**Problem description:** Gather all lines with the word "this" in them.
_ _ _ _ _ _ _
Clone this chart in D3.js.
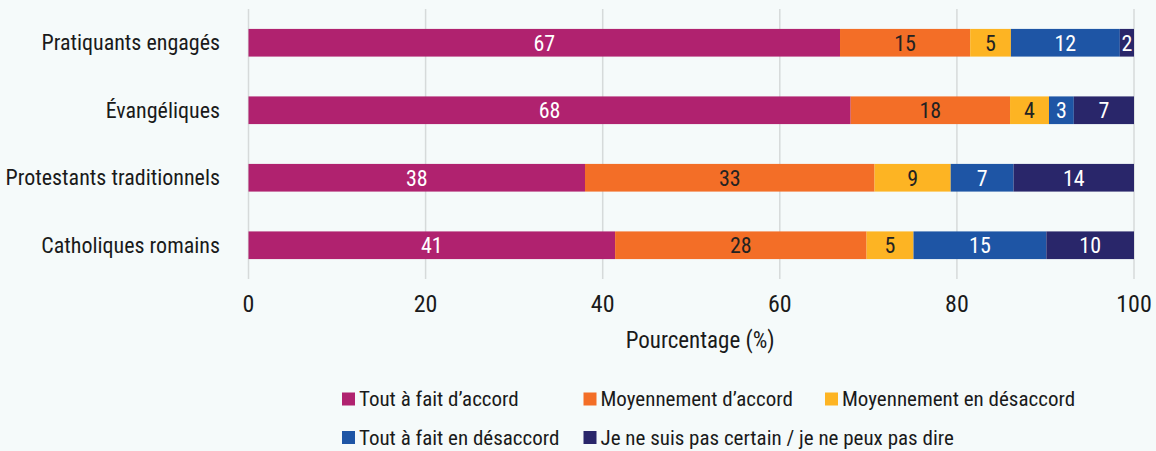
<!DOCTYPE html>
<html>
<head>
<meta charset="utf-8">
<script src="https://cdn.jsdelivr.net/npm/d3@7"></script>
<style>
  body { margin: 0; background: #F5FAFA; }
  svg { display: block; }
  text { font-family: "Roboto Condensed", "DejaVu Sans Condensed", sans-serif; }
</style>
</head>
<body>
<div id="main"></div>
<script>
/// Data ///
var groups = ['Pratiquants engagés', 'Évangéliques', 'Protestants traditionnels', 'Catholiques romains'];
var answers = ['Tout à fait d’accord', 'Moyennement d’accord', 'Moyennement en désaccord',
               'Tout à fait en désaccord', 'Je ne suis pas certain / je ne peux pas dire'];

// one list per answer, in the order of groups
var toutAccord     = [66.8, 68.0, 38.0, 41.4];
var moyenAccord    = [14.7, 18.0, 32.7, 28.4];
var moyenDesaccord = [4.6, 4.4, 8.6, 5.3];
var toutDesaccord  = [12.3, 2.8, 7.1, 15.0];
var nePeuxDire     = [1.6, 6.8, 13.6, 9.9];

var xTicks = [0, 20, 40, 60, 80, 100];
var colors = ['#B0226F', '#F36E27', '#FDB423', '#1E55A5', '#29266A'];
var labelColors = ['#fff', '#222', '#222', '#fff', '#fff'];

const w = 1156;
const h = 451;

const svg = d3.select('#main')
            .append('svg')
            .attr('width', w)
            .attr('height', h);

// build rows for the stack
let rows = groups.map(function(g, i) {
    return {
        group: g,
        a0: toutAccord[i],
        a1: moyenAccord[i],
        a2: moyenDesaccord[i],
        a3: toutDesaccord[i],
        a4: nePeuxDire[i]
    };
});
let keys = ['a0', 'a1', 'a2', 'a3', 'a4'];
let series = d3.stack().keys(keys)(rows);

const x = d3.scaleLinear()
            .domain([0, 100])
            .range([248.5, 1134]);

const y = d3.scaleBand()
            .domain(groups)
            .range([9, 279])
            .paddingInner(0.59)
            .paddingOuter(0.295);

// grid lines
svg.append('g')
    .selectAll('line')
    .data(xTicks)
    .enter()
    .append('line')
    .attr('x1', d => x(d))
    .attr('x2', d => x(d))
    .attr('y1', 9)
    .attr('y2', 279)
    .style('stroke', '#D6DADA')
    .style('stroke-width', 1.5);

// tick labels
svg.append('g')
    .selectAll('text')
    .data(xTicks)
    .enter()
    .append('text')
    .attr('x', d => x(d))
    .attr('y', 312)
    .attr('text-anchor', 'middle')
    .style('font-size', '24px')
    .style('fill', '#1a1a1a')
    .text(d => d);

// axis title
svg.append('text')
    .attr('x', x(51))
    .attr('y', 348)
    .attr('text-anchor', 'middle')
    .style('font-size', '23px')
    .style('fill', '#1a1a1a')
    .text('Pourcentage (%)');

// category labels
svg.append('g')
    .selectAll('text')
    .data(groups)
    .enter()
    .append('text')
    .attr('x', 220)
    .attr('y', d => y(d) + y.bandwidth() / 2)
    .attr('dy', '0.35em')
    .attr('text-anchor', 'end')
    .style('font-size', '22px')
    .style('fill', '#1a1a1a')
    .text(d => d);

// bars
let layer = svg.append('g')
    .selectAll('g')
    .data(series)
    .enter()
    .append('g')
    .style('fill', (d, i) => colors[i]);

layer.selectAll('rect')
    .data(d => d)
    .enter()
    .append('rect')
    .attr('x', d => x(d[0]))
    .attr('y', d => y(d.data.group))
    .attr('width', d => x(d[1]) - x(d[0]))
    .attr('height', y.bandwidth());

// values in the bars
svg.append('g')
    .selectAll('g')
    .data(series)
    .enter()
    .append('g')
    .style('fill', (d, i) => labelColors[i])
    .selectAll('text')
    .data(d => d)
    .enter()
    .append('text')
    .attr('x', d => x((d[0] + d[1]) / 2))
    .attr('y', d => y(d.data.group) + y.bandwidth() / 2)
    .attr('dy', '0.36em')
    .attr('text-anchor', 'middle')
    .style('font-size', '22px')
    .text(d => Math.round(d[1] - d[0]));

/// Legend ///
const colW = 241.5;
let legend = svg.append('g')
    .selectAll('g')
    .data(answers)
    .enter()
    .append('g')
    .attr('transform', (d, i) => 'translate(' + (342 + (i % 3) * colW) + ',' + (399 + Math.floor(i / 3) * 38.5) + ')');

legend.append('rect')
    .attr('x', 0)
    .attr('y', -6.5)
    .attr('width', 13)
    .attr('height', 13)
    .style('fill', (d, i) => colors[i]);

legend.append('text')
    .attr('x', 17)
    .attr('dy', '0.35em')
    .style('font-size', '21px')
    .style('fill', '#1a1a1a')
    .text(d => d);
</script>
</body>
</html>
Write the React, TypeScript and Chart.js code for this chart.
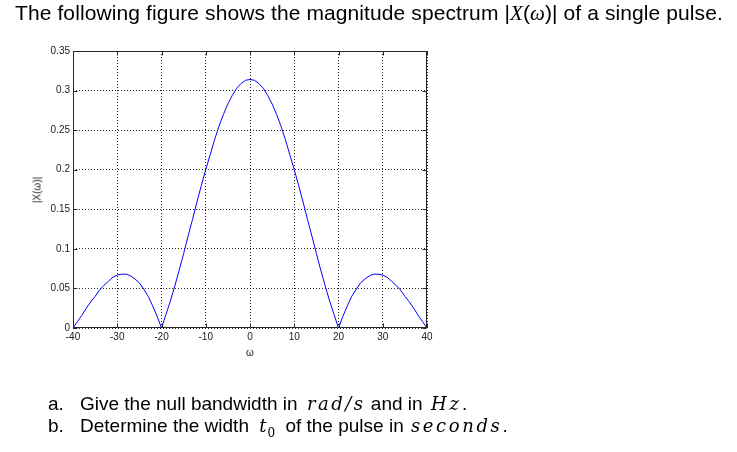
_ _ _ _ _ _ _
**The output:**
Clone this chart in D3.js.
Write the React, TypeScript and Chart.js code for this chart.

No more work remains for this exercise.